> EXERCISE:
Your task is to locate every line holding the string "this" and to copy each of them.
::::
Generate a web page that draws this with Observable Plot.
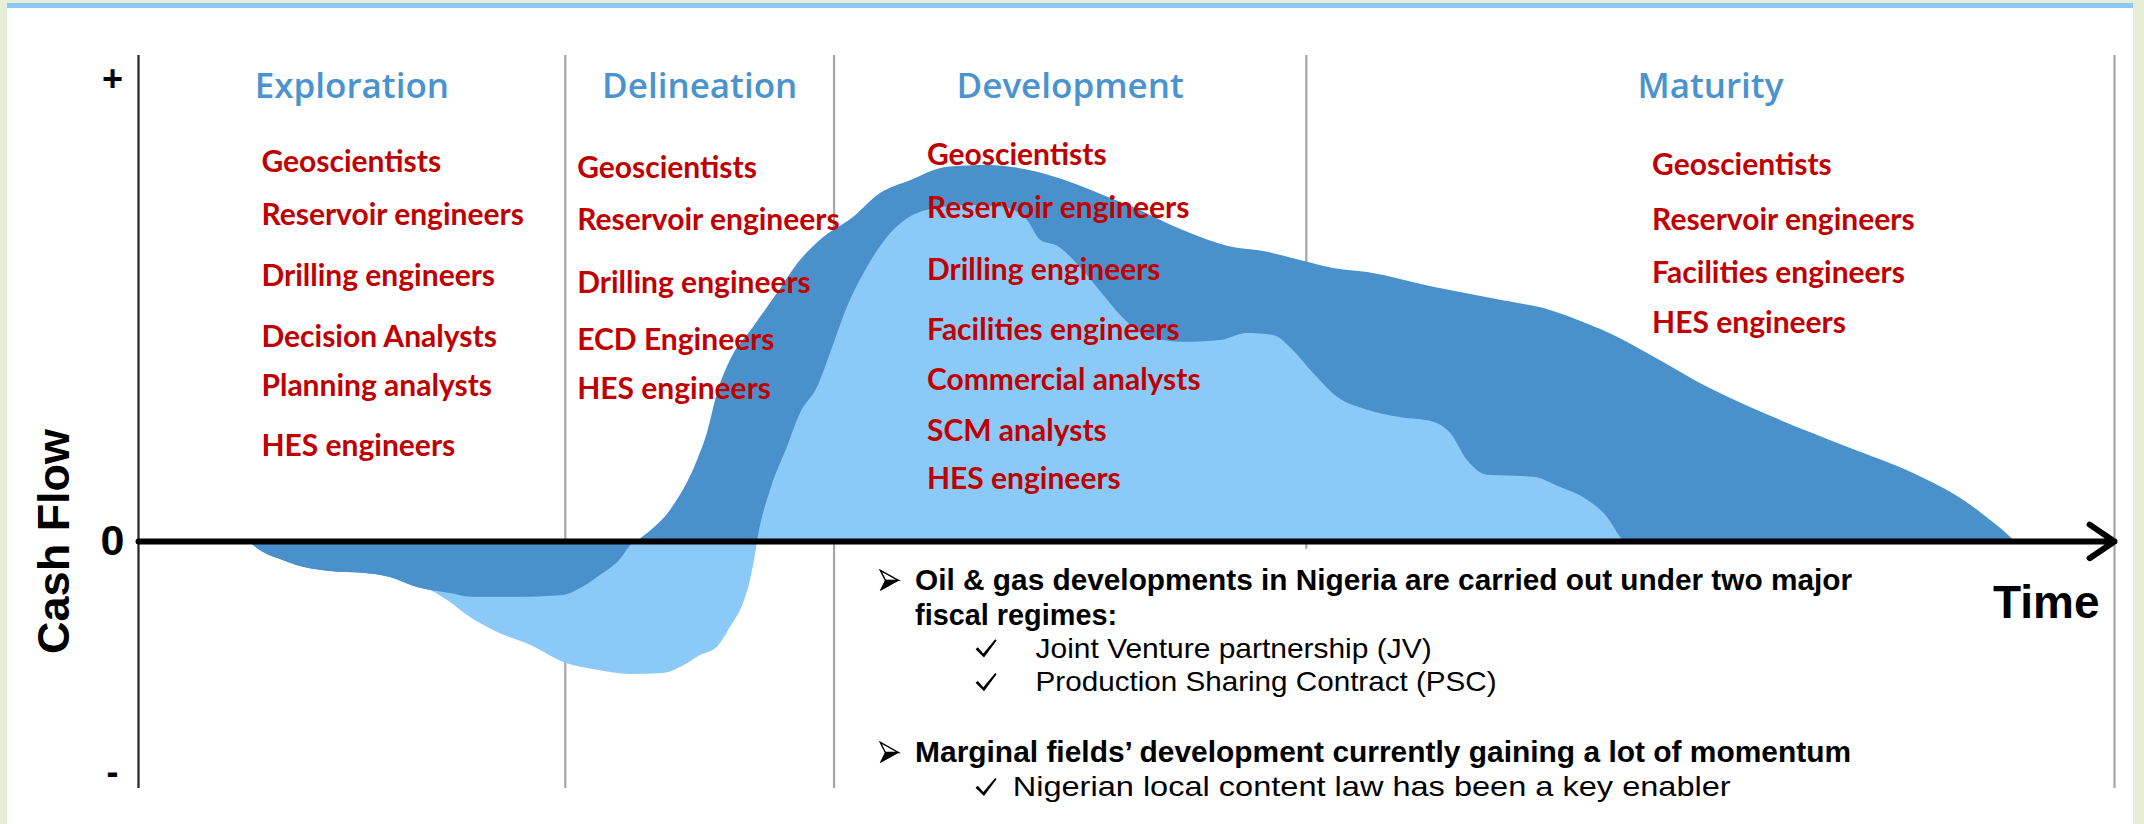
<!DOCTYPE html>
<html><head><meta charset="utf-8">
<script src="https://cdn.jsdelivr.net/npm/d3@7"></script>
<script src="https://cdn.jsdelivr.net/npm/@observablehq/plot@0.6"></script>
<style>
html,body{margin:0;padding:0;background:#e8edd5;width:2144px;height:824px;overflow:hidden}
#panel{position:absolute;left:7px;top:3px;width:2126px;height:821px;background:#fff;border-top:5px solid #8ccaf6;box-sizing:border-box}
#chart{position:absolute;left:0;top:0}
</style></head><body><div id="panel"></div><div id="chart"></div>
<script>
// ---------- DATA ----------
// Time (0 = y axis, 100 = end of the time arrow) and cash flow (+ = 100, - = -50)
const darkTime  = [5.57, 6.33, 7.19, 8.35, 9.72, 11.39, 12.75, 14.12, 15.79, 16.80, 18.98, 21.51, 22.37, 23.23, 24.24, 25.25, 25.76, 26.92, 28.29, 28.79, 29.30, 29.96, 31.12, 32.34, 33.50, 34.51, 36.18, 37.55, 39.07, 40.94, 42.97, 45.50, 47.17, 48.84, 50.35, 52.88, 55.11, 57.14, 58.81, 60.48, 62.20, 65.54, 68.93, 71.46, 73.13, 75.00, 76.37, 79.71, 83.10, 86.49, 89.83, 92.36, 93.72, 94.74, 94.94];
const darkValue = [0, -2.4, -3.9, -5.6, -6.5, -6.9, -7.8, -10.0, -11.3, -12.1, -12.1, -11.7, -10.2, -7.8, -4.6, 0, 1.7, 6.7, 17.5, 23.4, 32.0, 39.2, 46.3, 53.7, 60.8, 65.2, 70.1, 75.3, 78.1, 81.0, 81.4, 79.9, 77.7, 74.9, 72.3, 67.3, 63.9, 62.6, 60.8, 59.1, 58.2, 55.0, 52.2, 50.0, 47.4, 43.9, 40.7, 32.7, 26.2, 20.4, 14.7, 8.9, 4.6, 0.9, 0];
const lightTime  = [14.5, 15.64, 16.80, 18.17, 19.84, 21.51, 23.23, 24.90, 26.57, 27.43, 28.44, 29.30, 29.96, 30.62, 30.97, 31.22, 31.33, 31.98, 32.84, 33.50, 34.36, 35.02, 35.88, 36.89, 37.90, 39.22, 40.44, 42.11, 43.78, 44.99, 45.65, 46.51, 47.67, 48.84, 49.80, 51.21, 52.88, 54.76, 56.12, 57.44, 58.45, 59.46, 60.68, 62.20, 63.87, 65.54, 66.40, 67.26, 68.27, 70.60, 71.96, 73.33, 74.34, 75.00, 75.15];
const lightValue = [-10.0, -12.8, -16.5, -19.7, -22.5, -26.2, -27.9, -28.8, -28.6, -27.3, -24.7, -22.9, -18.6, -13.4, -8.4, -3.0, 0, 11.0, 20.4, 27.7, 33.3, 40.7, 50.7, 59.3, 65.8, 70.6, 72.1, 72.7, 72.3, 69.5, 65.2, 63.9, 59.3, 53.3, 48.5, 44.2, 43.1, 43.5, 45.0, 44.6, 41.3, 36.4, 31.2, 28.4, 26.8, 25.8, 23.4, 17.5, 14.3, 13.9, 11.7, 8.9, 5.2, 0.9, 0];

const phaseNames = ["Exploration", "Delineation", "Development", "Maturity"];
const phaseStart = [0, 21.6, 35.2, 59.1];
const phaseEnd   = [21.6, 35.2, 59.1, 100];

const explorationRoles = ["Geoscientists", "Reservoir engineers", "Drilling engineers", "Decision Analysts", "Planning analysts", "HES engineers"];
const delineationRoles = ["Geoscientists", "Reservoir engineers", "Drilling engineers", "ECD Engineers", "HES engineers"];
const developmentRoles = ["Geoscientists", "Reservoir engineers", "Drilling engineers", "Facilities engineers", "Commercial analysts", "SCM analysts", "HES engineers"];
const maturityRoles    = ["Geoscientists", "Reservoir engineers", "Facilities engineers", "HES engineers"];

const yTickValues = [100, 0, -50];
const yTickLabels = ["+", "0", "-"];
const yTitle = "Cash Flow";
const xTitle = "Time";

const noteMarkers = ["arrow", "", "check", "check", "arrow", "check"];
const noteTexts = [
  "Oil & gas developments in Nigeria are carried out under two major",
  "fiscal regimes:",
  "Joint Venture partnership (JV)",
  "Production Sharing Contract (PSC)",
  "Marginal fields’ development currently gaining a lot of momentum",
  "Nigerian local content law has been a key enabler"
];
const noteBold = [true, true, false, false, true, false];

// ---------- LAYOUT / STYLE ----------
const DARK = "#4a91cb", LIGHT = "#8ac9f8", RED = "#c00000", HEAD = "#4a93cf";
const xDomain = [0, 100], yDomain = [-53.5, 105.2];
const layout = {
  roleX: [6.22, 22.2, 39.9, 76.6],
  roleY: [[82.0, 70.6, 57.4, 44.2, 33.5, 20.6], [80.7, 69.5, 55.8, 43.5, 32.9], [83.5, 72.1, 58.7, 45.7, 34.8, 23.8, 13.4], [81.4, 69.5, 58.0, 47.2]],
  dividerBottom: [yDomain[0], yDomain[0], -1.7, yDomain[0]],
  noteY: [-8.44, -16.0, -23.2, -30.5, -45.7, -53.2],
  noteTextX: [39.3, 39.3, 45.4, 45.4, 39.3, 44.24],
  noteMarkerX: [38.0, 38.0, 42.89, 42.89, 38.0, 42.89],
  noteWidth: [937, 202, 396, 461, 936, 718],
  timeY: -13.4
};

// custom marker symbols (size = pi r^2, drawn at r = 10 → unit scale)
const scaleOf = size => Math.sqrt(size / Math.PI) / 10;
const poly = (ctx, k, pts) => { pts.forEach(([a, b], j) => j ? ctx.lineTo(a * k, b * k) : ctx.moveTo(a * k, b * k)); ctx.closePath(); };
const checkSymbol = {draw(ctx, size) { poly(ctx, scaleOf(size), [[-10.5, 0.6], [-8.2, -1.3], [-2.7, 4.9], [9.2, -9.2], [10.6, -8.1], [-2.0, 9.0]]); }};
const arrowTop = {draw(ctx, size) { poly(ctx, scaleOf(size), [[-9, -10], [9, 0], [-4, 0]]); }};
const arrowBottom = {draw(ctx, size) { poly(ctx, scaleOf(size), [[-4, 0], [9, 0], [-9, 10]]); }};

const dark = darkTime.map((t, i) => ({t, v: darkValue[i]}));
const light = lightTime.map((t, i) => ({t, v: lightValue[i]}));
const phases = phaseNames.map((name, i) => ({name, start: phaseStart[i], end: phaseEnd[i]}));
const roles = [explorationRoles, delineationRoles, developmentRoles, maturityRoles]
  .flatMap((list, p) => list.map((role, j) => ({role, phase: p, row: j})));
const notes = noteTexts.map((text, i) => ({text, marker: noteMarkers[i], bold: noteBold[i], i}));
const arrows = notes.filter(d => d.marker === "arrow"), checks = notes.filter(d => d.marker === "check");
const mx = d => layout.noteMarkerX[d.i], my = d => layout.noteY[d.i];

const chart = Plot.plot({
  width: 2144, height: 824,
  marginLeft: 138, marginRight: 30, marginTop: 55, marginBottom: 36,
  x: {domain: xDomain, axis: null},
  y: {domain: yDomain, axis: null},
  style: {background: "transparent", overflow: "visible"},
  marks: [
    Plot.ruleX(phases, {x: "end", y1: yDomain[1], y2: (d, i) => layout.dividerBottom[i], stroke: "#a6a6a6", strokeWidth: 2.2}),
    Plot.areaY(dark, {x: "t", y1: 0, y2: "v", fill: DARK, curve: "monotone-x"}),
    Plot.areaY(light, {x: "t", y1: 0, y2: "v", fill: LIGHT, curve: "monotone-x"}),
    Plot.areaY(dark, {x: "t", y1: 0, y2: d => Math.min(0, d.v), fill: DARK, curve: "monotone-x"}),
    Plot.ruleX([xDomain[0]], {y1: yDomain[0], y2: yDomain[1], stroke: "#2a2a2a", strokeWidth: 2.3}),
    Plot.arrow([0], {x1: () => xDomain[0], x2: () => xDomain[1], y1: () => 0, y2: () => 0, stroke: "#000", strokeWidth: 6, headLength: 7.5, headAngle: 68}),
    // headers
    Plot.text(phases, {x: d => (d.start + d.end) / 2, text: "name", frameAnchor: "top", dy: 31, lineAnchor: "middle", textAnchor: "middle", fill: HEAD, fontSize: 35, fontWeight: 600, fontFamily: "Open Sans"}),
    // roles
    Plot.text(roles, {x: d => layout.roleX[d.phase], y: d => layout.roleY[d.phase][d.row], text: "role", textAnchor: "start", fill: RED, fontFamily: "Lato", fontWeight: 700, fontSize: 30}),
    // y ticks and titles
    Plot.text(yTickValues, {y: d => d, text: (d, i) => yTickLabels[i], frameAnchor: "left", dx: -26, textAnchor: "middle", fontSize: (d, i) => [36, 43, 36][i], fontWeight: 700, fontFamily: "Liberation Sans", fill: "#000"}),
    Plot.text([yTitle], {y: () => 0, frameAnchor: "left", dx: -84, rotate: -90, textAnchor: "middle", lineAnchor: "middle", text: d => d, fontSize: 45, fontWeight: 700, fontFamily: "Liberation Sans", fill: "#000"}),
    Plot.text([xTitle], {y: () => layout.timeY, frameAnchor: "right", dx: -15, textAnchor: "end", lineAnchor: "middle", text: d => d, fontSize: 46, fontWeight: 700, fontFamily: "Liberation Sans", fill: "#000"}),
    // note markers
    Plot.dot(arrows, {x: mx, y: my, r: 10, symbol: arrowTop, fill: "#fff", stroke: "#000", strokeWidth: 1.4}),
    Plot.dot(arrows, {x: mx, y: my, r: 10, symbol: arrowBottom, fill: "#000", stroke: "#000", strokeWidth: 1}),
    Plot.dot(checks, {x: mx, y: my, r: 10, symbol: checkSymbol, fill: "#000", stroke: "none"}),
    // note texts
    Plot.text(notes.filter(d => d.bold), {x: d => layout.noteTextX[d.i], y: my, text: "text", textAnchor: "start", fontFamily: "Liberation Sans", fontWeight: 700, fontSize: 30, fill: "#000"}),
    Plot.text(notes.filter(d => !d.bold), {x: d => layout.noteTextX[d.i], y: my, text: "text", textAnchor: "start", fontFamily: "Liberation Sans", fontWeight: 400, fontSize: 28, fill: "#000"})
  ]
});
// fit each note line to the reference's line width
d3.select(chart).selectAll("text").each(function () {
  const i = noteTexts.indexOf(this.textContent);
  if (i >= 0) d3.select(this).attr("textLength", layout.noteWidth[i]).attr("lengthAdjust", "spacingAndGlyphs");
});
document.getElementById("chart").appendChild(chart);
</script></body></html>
::::
> EXPECTED OUTPUT:
Generate a web page that draws this with Observable Plot.
  const i = noteTexts.indexOf(this.textContent);
  if (i >= 0) d3.select(this).attr("textLength", layout.noteWidth[i]).attr("lengthAdjust", "spacingAndGlyphs");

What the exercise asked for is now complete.